Let’s imagine the following scenario: a local domestic helper came to an employer’s home to do some cleaning and household chores a few times a week. The helper did the work; the employer made the payment; both parties were happy; that sounds simple and straight-forward. Now what if the helper suffers injuries at the employer’s home and claims the employer for damages? And what if the injury is very serious or even fatal? Wouldn’t it be advisable for the employer to get some insurance against such incident?
As a matter of fact, it is not simply advisable to obtain such insurance; it is mandatory. In Hong Kong, it is compulsory for an employer to be in possession of a valid insurance policy to cover his/her liabilities in respect of work injuries sustained by his/her employees.

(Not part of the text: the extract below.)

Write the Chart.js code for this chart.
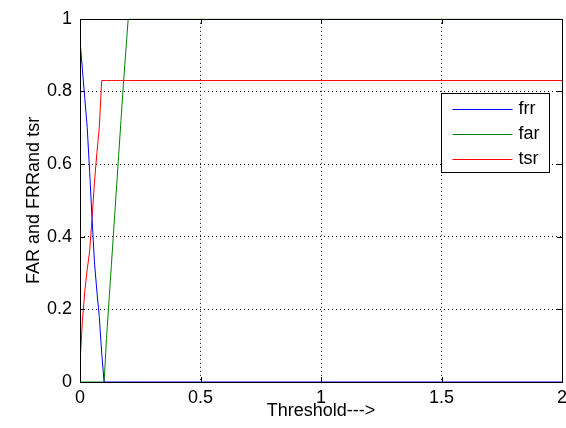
<!DOCTYPE html>
<html>
<head>
<meta charset="utf-8">
<script src="https://cdn.jsdelivr.net/npm/chart.js@4/dist/chart.umd.min.js"></script>
<style>
    body { margin: 0; background: white; }
    #wrap { width: 566px; height: 428px; }
</style>
</head>
<body>
<div id="wrap"><canvas id="rocChart" width="566" height="428"></canvas></div>
<script>
// values
const thresholds = [0, 0.01, 0.02, 0.03, 0.04, 0.05, 0.06, 0.07, 0.08, 0.09, 0.1,
    0.11, 0.12, 0.13, 0.14, 0.15, 0.16, 0.17, 0.18, 0.19, 0.2, 2];
const frr = [0.94, 0.86, 0.78, 0.70, 0.58, 0.45, 0.33, 0.25, 0.18, 0.08, 0,
    0, 0, 0, 0, 0, 0, 0, 0, 0, 0, 0];
const far = [0, 0, 0, 0, 0, 0, 0, 0, 0, 0, 0,
    0.12, 0.22, 0.32, 0.42, 0.52, 0.62, 0.72, 0.82, 0.91, 1, 1];
const tsr = [0.05, 0.17, 0.25, 0.31, 0.36, 0.45, 0.55, 0.63, 0.70, 0.83, 0.83,
    0.83, 0.83, 0.83, 0.83, 0.83, 0.83, 0.83, 0.83, 0.83, 0.83, 0.83];
const seriesNames = ['frr', 'far', 'tsr'];
const seriesColors = ['#0000ff', '#008000', '#ff0000'];
const xTickLabels = ['0', '0.5', '1', '1.5', '2'];
const yTickLabels = ['0', '0.2', '0.4', '0.6', '0.8', '1'];

const fontFamily = "'Liberation Sans', Arial, sans-serif";
const fontSize = 18;

function points(ys) {
    let pts = [];
    for (let i = 0; i < thresholds.length; i++) {
        pts.push({ x: thresholds[i], y: ys[i] });
    }
    return pts;
}

// box round the axes, inward tick marks, and the legend box inside the plot
const framePlugin = {
    id: 'frame',
    afterDraw(chart) {
        const ctx = chart.ctx;
        const a = chart.chartArea;
        const xs = chart.scales.x;
        const ys = chart.scales.y;
        const left = Math.round(a.left), top = Math.round(a.top);
        const right = Math.round(a.right), bottom = Math.round(a.bottom);
        ctx.save();
        ctx.strokeStyle = 'black';
        ctx.lineWidth = 1;
        ctx.setLineDash([]);
        ctx.strokeRect(left + 0.5, top + 0.5, right - left, bottom - top);
        ctx.beginPath();
        xs.ticks.forEach(t => {
            const px = Math.round(xs.getPixelForValue(t.value)) + 0.5;
            ctx.moveTo(px, bottom); ctx.lineTo(px, bottom - 5);
            ctx.moveTo(px, top); ctx.lineTo(px, top + 5);
        });
        ys.ticks.forEach(t => {
            const py = Math.round(ys.getPixelForValue(t.value)) + 0.5;
            ctx.moveTo(left, py); ctx.lineTo(left + 5, py);
            ctx.moveTo(right, py); ctx.lineTo(right - 5, py);
        });
        ctx.stroke();

        // legend
        const bx = right - 120.5;
        const by = top + 74.5;
        ctx.fillStyle = 'white';
        ctx.fillRect(bx, by, 108, 79);
        ctx.strokeRect(bx, by, 108, 79);
        ctx.font = fontSize + 'px ' + fontFamily;
        ctx.textBaseline = 'middle';
        ctx.textAlign = 'left';
        for (let i = 0; i < seriesNames.length; i++) {
            const ly = Math.round(by + 15 + i * 25) + 0.5;
            ctx.strokeStyle = seriesColors[i];
            ctx.beginPath();
            ctx.moveTo(bx + 11, ly);
            ctx.lineTo(bx + 71, ly);
            ctx.stroke();
            ctx.fillStyle = 'black';
            ctx.fillText(seriesNames[i], bx + 77, ly);
        }
        ctx.restore();
    }
};

const ctx = document.getElementById('rocChart').getContext('2d');

const rocChart = new Chart(ctx, {
    type: 'line',
    data: {
        datasets: [{
            label: seriesNames[0],
            data: points(frr),
            borderColor: seriesColors[0],
            borderWidth: 1,
        }, {
            label: seriesNames[1],
            data: points(far),
            borderColor: seriesColors[1],
            borderWidth: 1,
        }, {
            label: seriesNames[2],
            data: points(tsr),
            borderColor: seriesColors[2],
            borderWidth: 1,
        }]
    },
    options: {
        responsive: false,
        animation: false,
        elements: {
            point: { radius: 0 },
            line: { tension: 0 }
        },
        layout: {
            padding: { top: 18, right: 0, left: 0, bottom: 0 }
        },
        plugins: {
            legend: { display: false },
            tooltip: { enabled: false }
        },
        scales: {
            x: {
                type: 'linear',
                min: 0,
                max: 2,
                afterFit: (scale) => {
                    scale.height = 46;
                    scale.paddingLeft = 0;
                    scale.paddingRight = 4;
                },
                ticks: {
                    stepSize: 0.5,
                    color: 'black',
                    padding: 5,
                    maxRotation: 0,
                    font: { family: fontFamily, size: fontSize },
                    callback: (value, index) => xTickLabels[index]
                },
                grid: {
                    drawTicks: false,
                    color: (c) => (c.index === 0 || c.index === xTickLabels.length - 1) ? 'rgba(0,0,0,0)' : 'black'
                },
                border: { display: false, dash: [1, 3] },
                title: {
                    display: true,
                    text: 'Threshold--->',
                    color: 'black',
                    padding: { top: 0, bottom: 6 },
                    font: { family: fontFamily, size: fontSize }
                }
            },
            y: {
                min: 0,
                max: 1,
                afterFit: (scale) => { scale.width = 80; },
                ticks: {
                    stepSize: 0.2,
                    color: 'black',
                    padding: 8,
                    font: { family: fontFamily, size: fontSize },
                    callback: (value, index) => yTickLabels[index]
                },
                grid: {
                    drawTicks: false,
                    color: (c) => (c.index === 0 || c.index === yTickLabels.length - 1) ? 'rgba(0,0,0,0)' : 'black'
                },
                border: { display: false, dash: [1, 3] },
                title: {
                    display: true,
                    text: 'FAR and FRRand tsr',
                    color: 'black',
                    padding: { top: 23, bottom: 0 },
                    font: { family: fontFamily, size: fontSize }
                }
            }
        }
    },
    plugins: [framePlugin]
});
</script>
</body>
</html>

Under section 40 of the Employees’ Compensation Ordinance ( Chapter 282 of the Laws of Hong Kong), no employer shall employ any employee in any employment unless there is in force in relation to such employee an insurance policy issued by an insurer for an amount not less than the amount specified in the said Ordinance in respect of the liability of the employer. This also applies to employment of local part-time domestic helpers.
An employer who fails to take out an employees’ compensation insurance for his/her employee(s) commits a criminal offence and shall be liable to a fine up to HK$100,000 and to imprisonment up to 2 years.
There are insurers who provide part-time domestic helper insurance plans on a daily, weekly or monthly basis. Employers are advised to make enquires and to take out the relevant employees’ compensation insurance policies to comply with the law and to protect their part-time domestic helpers against the employers’ liability in the course of employment.